Of course this isn't a problem unique to the tech industry. But the tech industry sits at the heart of the digital transformation of many businesses — helping their customers take advantage of their technology to transform their businesses. So you might be forgiven for expecting the tech industry to have figured out it's own transformation already. Not so much.

Every so often I'll sit with a group of technology marketing and product executives to review their go-to-market pitch. And on nearly every occasion, I'm left wondering what's the customer outcome they are trying to help their customers achieve? 

Why do so many really bright, intelligent, well-educated, highly experienced executives miss this so frequently? Perhaps it's because of the nature of the work, the business, the day-to-day focus — we naturally become product-centric and forget to start with the customer.

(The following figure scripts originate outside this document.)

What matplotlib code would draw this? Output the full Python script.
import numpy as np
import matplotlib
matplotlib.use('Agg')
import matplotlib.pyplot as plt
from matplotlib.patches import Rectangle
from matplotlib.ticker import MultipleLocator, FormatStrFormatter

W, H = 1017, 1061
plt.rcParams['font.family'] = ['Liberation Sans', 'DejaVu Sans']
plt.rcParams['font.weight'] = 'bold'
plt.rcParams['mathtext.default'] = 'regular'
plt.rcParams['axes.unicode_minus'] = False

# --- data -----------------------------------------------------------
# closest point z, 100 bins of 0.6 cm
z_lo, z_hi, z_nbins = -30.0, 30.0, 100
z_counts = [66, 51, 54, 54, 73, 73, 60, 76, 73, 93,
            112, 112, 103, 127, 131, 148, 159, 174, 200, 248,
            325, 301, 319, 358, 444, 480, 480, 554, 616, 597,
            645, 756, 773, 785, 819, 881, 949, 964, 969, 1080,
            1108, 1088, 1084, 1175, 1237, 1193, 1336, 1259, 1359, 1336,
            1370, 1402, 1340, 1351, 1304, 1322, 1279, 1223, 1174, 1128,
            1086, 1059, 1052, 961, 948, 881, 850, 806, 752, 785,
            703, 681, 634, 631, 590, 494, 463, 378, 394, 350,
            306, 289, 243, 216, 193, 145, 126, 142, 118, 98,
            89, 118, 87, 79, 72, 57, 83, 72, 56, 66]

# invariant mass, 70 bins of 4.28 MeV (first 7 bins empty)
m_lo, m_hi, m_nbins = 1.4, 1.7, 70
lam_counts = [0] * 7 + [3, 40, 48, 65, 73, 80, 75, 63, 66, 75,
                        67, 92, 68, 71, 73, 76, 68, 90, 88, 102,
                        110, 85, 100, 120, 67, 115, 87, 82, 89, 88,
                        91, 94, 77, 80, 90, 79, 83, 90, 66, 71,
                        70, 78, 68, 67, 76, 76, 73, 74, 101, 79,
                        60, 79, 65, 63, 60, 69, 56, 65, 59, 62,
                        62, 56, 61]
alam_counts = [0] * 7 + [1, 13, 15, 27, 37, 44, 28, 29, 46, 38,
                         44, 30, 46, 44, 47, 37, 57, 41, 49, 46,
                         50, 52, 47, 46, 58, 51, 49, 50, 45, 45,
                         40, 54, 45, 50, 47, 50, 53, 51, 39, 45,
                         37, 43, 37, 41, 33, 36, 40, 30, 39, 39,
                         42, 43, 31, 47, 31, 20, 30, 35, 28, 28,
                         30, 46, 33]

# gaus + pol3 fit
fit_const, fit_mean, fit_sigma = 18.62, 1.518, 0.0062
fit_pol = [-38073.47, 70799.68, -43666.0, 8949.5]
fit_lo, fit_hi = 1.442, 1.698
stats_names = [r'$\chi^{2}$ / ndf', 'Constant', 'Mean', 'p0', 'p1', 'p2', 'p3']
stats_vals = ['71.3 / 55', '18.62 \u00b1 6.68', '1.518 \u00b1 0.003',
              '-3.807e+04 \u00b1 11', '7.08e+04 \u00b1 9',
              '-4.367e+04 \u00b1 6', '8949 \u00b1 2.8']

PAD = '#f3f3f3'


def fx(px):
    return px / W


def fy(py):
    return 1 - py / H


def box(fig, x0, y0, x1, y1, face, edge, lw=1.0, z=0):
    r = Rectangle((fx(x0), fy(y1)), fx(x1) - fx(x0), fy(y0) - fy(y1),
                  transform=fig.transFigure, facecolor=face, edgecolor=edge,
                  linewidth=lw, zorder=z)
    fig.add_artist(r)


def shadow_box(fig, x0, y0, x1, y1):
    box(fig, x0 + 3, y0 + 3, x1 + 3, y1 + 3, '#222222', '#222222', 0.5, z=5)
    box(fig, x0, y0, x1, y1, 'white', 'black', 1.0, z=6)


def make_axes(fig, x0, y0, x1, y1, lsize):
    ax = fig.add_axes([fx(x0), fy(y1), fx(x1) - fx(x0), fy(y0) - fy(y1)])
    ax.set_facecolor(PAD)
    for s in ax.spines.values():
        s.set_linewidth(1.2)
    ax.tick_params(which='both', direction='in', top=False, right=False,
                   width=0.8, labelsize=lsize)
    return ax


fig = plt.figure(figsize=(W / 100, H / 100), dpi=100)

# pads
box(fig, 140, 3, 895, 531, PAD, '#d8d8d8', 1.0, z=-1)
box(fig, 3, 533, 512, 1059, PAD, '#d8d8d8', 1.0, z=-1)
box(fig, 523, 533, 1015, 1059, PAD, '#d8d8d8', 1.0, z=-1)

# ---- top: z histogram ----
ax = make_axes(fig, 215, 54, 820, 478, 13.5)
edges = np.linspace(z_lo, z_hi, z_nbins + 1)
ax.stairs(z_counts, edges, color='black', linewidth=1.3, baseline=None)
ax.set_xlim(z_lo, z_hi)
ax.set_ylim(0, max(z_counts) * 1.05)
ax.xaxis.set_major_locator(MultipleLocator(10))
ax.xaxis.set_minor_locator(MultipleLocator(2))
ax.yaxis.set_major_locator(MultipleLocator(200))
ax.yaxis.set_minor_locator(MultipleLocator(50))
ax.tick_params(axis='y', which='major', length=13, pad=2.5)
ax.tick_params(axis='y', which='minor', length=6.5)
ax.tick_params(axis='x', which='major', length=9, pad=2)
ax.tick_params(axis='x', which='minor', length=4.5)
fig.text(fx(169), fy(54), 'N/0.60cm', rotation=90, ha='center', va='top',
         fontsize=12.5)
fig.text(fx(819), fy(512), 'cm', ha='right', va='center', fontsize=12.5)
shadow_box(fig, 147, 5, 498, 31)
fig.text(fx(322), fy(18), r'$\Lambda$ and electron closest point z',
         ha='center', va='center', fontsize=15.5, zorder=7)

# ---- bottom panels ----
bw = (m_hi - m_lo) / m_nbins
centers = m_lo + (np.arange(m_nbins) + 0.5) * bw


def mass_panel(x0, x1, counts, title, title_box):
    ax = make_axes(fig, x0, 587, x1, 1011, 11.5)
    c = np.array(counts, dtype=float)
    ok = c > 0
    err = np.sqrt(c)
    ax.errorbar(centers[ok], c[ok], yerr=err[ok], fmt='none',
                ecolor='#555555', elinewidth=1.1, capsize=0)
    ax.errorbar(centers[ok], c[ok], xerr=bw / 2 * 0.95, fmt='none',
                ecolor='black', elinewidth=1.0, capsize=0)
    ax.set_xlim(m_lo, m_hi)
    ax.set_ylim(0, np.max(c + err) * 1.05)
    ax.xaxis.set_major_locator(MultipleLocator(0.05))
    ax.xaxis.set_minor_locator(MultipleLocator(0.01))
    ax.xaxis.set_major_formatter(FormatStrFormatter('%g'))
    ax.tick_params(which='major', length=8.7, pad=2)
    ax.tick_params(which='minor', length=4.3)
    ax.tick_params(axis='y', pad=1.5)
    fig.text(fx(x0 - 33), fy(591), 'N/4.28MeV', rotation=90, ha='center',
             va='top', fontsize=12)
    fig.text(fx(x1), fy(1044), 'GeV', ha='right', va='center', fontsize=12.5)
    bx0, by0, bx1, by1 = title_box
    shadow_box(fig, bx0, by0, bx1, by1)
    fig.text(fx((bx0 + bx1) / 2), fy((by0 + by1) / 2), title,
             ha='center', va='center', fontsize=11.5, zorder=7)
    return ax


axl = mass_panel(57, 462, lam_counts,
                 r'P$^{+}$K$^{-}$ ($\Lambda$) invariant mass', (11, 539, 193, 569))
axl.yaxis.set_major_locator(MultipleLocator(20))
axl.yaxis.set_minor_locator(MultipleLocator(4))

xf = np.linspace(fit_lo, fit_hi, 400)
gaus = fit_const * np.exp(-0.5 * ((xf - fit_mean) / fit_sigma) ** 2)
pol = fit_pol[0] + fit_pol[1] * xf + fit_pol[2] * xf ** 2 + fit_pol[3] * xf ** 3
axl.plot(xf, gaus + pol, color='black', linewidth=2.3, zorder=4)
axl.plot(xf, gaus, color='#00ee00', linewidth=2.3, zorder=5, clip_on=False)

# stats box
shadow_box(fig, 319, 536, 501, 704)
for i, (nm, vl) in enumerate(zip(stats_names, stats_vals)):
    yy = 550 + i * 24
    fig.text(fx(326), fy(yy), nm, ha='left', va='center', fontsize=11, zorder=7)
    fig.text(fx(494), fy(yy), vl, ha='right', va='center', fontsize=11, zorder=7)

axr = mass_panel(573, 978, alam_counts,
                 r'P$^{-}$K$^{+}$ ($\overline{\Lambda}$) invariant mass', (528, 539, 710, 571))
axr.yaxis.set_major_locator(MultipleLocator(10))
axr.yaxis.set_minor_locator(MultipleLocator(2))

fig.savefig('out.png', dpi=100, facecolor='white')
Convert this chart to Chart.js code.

Tech execs, like everyone else, need to always start with the customer. And then answer these questions:

  • What is the outcome that our customer desires? (Remember companies are not customers, people are).
  • Is there more than one customer we need to satisfy?
  • Are there other equally valuable outcomes?
  • How does the customer achieve that outcome today?
  • How can we (profitably) design a new experience for the customer that will help them acheive the outcome they desire?

And work back from there.

When you do this, you may end up with the same product experience as you have today, but you'll more than likely be in a much better position to articulate the value you bring to your customer. And if you're lucky, you'll completely reimagine your business.

And then you can get into all the messy stuff of restructuring the business around customer segments based on outcomes. (Hey, I never said transformation was going to be easy!)